Senior, who said he felt Gates got a bad decision on his bunker shot, said the last three holes that he and Gates played were extremely difficult, and “the 10th tee was actually underwater when we got there.”
“Poor old Bobby Gates,” Senior added. “The bunker was just riddled with water on the ninth hole there and had to play his shot and he could have made four if he just putted the hole. But when the course is unplayable, the day should be called and that’s it.”
DUNHILL CHAMPIONSHIP
AP, MALELANE, South Africa
Pablo Martin successfully defended his Alfred Dunhill Championship title on Sunday as he recovered from a late stutter for a final-round two-under 70 and a two-shot win.
The Spaniard made a triple--bogey seven at No. 17, but then birdied the last for an 11-under 277 at Leopard Creek Country Club, two clear of Denmark’s Thorbjorn Olesen and South African pair Charl Schwartzel and Anthony Michael.
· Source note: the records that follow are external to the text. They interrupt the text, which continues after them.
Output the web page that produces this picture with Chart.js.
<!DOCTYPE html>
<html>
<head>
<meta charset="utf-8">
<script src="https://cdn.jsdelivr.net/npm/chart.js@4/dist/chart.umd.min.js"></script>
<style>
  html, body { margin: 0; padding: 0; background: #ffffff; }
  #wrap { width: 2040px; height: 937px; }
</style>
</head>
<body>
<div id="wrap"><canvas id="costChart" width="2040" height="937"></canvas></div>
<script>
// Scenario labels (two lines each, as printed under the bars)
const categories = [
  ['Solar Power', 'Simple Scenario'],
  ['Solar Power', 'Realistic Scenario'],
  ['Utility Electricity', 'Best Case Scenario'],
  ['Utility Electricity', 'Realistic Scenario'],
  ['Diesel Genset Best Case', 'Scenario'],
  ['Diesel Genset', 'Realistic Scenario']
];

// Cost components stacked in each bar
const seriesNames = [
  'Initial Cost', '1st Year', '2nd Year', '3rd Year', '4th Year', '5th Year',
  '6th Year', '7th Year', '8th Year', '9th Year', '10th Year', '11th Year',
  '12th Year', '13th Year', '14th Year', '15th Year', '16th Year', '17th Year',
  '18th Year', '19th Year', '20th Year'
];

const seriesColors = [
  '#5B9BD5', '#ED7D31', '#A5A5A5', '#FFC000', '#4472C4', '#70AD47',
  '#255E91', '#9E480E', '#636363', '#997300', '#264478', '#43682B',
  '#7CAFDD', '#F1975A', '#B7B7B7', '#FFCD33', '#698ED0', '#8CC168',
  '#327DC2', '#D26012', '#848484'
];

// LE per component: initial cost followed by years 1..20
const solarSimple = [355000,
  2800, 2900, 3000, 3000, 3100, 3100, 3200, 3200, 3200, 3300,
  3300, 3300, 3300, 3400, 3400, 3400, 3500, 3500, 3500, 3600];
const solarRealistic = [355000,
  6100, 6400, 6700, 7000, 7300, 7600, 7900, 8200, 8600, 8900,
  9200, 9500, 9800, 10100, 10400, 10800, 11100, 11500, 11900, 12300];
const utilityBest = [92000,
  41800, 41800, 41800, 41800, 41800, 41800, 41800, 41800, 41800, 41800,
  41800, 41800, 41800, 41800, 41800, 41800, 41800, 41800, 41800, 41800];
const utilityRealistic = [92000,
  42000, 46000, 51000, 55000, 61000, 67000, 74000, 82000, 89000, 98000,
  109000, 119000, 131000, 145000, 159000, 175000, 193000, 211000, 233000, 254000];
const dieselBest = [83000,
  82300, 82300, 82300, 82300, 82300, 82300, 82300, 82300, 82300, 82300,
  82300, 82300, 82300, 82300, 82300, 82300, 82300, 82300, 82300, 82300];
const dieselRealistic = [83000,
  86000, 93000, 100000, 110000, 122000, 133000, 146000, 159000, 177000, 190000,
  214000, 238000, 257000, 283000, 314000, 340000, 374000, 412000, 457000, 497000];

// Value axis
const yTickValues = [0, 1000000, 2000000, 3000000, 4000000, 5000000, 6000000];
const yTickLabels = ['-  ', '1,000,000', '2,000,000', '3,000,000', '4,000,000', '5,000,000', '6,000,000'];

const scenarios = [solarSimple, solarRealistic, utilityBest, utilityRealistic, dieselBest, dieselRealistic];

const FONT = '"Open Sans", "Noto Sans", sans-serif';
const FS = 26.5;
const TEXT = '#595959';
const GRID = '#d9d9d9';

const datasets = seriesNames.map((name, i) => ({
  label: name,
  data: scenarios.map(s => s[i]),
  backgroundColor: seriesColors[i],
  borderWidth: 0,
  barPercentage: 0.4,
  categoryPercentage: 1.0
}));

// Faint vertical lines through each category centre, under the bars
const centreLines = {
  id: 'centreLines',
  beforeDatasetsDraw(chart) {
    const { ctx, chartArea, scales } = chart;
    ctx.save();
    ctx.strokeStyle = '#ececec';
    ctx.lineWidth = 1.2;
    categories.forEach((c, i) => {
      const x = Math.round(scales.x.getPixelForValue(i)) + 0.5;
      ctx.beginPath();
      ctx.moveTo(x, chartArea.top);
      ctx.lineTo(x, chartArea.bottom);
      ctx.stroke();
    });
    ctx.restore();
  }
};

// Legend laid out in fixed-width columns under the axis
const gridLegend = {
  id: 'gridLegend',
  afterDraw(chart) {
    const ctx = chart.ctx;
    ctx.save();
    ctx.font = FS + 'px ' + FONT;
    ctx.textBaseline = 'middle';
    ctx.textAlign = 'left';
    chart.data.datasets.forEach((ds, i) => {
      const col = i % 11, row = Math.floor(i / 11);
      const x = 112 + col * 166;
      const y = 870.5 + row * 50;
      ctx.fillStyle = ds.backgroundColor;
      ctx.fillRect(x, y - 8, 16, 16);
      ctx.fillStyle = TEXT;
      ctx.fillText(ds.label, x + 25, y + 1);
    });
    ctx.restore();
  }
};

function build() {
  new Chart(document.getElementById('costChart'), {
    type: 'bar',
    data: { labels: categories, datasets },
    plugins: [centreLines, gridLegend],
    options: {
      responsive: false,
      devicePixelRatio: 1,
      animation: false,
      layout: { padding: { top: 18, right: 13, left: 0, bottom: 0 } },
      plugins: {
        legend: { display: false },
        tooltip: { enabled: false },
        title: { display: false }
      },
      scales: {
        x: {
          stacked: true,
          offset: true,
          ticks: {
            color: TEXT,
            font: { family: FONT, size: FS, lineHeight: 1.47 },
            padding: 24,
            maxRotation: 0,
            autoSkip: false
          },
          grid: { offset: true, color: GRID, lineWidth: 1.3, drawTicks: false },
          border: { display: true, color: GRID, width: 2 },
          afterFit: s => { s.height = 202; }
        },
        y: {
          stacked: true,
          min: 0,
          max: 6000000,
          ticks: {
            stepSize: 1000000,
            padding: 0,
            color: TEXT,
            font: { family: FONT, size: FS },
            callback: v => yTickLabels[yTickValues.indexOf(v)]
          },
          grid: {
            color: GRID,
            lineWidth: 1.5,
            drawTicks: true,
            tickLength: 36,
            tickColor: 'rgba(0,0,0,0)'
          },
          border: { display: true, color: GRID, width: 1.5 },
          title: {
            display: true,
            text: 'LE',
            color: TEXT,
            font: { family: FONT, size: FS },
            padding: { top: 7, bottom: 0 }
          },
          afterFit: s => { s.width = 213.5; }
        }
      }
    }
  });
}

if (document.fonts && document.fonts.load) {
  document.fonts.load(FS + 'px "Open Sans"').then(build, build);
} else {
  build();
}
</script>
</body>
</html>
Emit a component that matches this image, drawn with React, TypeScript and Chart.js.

Martin had surged ahead with an eagle-birdie start, and opened a five-shot lead through 11 holes following two more birdies on Nos. 7 and 9. With a three-shot lead on the tee at No. 17, the disastrous seven then cut his advantage over playing partner Michael to one stroke with one hole to play.
However, the 24-year-old defending champion recovered to send his second on the par-five No. 18 on to the middle of the green and Michael found the water to end his chances.
Martin finished with a birdie four for successive victories at the European Tour’s season-opening tournament, winning a US$210,000 check. He is the first winner on this year’s Race to Dubai and the first player to retain a European Tour title since Padraig Harrington won a second straight British Open in 2008.
“I played really well for nine holes, then I got myself into trouble,” Martin said. “It was a good start and it gave me a little bit of a cushion, and I needed it.
Newcomer Michael, 25, had led since Thursday afternoon at Leopard Creek but had two bogeys and a double-bogey on Sunday and couldn’t match the attacking strokeplay of Martin.
He will have to wait for his first tournament win as a professional after a final-round 73 — his worst of the tournament — dropped him to a tie for second on nine-under alongside Olesen and the No. 39-ranked Schwartzel.
Olesen fired a superb 66, with six birdies, to jump 10 places.
Schwartzel mixed four birdies with two bogeys to finish with a 70.